Um dos aspectos que referiu como importante neste projecto foi a aproximação da noção de épica a aspectos da vida íntima, e como as histórias de exploração do árctico e antárctico foram para si elementos de inspiração e impulso. Como é que a relação com essa épica lhe deu coragem para desbravar esses lugares difíceis e chegar à noção de que a arte passa muitas vezes por tornar o invisível visível, um desafio que se pôs àqueles exploradores quando tentavam fotografar a sua chegada ao Pólo Norte ou Pólo Sul, sendo obrigados a encenações para figurar pontos impossíveis de medir então com absoluta precisão?

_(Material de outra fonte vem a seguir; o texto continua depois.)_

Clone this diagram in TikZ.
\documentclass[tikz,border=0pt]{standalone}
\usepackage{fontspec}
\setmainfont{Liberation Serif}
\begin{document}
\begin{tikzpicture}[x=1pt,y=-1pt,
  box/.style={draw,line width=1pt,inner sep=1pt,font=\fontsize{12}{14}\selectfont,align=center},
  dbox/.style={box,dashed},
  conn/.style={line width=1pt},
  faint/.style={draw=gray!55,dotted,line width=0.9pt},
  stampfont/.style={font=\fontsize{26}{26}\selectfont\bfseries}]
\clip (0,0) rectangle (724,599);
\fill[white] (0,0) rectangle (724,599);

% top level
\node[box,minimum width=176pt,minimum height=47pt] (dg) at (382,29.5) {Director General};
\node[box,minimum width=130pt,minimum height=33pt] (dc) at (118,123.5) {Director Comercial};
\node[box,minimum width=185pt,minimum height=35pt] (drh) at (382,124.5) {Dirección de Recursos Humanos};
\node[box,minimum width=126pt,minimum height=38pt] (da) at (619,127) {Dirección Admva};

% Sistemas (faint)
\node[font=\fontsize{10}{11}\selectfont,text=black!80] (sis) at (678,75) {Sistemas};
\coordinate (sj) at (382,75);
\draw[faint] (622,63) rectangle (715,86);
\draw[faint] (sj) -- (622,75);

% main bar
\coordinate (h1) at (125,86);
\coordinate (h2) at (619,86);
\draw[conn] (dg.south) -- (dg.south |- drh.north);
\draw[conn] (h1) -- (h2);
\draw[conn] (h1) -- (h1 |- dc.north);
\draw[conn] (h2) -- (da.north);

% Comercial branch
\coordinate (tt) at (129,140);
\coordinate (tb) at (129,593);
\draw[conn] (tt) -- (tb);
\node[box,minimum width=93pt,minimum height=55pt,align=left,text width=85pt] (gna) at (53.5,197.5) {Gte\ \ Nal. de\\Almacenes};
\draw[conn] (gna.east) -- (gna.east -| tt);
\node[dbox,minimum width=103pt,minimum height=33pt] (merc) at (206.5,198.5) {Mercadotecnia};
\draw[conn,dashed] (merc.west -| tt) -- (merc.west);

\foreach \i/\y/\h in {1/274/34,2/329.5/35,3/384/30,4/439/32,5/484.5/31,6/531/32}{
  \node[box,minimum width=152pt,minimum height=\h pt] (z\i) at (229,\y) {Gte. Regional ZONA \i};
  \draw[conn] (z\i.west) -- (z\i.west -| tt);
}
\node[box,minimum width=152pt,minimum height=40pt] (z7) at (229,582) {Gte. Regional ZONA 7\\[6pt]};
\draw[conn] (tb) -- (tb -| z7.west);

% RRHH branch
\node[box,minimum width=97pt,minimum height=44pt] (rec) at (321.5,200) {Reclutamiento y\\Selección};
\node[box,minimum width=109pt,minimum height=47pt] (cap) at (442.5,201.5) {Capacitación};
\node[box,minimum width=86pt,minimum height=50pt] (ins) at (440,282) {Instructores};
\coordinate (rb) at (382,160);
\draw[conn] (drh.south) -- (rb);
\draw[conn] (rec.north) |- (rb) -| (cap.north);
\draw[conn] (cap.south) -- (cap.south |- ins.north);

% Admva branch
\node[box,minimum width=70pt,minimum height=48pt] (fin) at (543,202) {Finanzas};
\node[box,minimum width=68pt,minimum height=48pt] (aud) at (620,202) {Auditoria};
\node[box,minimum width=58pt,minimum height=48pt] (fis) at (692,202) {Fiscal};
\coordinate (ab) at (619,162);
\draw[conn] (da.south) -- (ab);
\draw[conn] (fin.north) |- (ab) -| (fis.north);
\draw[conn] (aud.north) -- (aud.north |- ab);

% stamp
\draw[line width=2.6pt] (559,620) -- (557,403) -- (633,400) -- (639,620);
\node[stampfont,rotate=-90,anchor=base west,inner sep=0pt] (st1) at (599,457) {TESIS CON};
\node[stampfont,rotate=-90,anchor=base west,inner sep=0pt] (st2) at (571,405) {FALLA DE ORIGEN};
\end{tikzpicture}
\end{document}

Esse foi o marco épico a partir do qual me situei para começar a desenvolver todo esse constructo metafórico. Sabendo que me dirigia ao interior de mim, queria criar esse vínculo forte para não transformar o livro numa história familiar. Para que a história pudesse ser apercebida mas a partir de um olhar distinto. Não foi apenas para fazer da mãe uma figura assemelhável a um explorador polar, mas também porque o meu eu narrativo estava a passar por essa fase de documentação para um projecto artístico que não sabia que direcção ia tomar. O que sabia era que tinha de resistir a essa realidade algo precária, para também ela ganhar uma consistência épica. Creio que todo o livro é uma explicação do modo como adaptei essa épica masculina, colonialista, com tantas conotações negativas, que também sinalizo, mas aproveitando o lado positivo, a persistência, para que, à semelhança do que fiz, o leitor pudesse também aproveitá-la na sua própria vida, enfrentando a sua realidade com outros olhos, e fazendo-se valer desse paralelismo épica em casa. Também exponho o paradoxo do aventureiro. Em muitos dos casos, abro a perspectiva para a própria vida pessoal daqueles homens, o lado disfuncional das suas existências, e mostro como não estavam apenas a ir em direcção a uma conquista, mas fugindo de alguma coisa. A vida doméstica e a aventura são muitas vezes dois pólos que se espelham.